Business disruptions come in all shapes and sizes. When disaster strikes, be it a weather event or a pandemic, enterprise employers face the dual challenge of keeping employees safe while also supporting the needs of the business and shareholders. Keeping employees from coming into the office is often the way to address the first half of the challenge, but supporting the second part hasn’t always been so easy. The current exponential increase in remote work provides an opportunity to consider how cloud computing – and specifically cloud desktops – can help organizations tackle both challenges with success.
Preparing for worst case scenarios
Disaster recovery is a critical aspect of business continuity for today’s digitally transformed companies. For a scenario where companies who have employees who can’t get to their computer in the office, there are basically two legacy disaster recovery solutions for physical PCs. You can reserve a mobile disaster recovery unit that is delivered onsite, or you can redirect people to an alternative building that is outfitted with the appropriate IT equipment.
Each of these options requires a hefty budget, complex initial planning, and challenges that create risk for your organization. When re-evaluating your approach to business continuity for employees who typically work in an office, answer these questions:
- What if you are not able to easily test the solution to make sure everything works?
- What if employees are unable to travel to the alternate site due to physical barriers (downed trees, earthquakes, etc.)?
- What if travel is restricted due to health concerns?
- What if you need more PCs than you planned for?
- What if the disaster is so widespread that availability is limited during peak demand?
Resilience and recovery
As most organizations move at least some part of their IT infrastructure to the cloud, it only takes a few simple steps to set up “standby” cloud desktops and workstations that are just one click away when you need them.
Business continuity and disaster recovery constitutes more than just enabling cloud desktops, of course. However, with them as part of your plan, you’ll be able to support people getting back to work within minutes or hours, from any device, and from anywhere they have an internet connection. That is a powerful resource in terms of protecting business continuity and productivity.
Going multi-regional
Companies aim for 100% uptime, so they try to eliminate all possibility of an outage. This is just good business continuity planning, anticipating different disruption scenarios, and then defining how each will be addressed. Cloud computing is now mainstream, and as more organizations go “all-in” on cloud desktops for the many significant benefits it delivers, they also need to be prepared for cloud outage scenarios.
A particularly challenging risk is if an entire public cloud region goes down. Though unusual, it can happen (and has happened), resulting in business disruption. Large organizations moving desktop workloads to the public cloud need to plan for this possibility with the ability to fail-over to an alternative cloud region. With this fail-over ability, you can achieve even greater risk mitigation for your organization.
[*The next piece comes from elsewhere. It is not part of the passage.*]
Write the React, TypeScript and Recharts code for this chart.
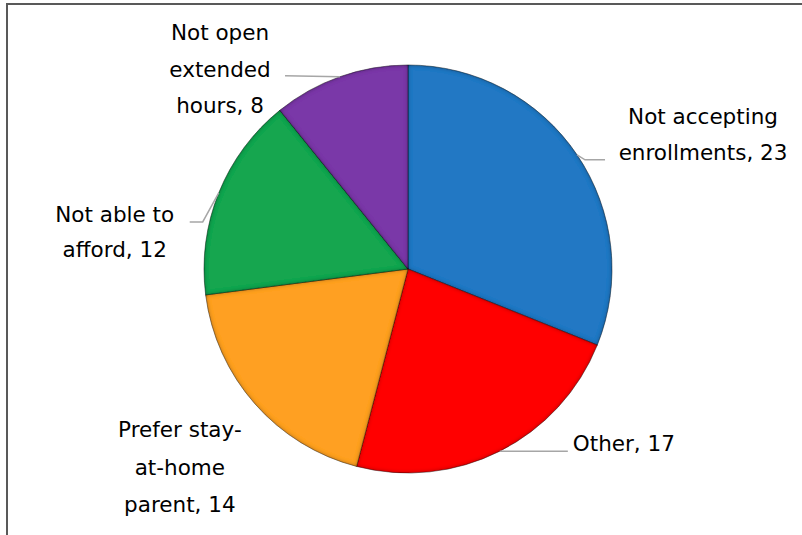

Reducing illness and its impact
We’re currently experiencing a global crisis that no business continuity plan could fully have prepared for. Consequently, organizations are trying to rapidly adjust their plans to protect employees while also protecting their business from financial and economic downturn. But how do you remain productive if your employees are advised not to come into the office? This is a critical question that brings up another one: What if, rather than merely being “encouraged,” working at home was a mandatory part of a business continuity plan during a disease outbreak?
It would look like this: Should someone come to work with a contagious illness, everyone immediately retreats to their home offices for a week or so to wait out the incubation period. Better still, the contagious person doesn’t come to the office in the first place but stays home at the first sign of illness, preventing others from getting sick.
Adding cloud desktops to your business continuity plan can make remote work more routine, where the transition from office to home becomes almost seamless.
Securing remote work
With any cloud endeavor, it’s important to consider your security posture when you include cloud desktops in your business continuity strategy. Will data remain on edge devices? Will data be encrypted? Is IP theft possible? What user errors might jeopardize security? Make sure to think through the entire project, so that remote work becomes a business enabler rather than a liability.
Prepared for anything
Sudden downtime can be disastrous for a business. As the current pandemic has shown, business continuity and disaster recovery have become more complicated than merely finding one alternate office site for all employees. It has also shown that remote work is a necessity and must be planned for. Cloud desktops empower employees to work from any place with an internet connection and from any device – and, if you set things up right, from any region. This enables business to continue with relative normality, no matter what extreme measures a crisis requires.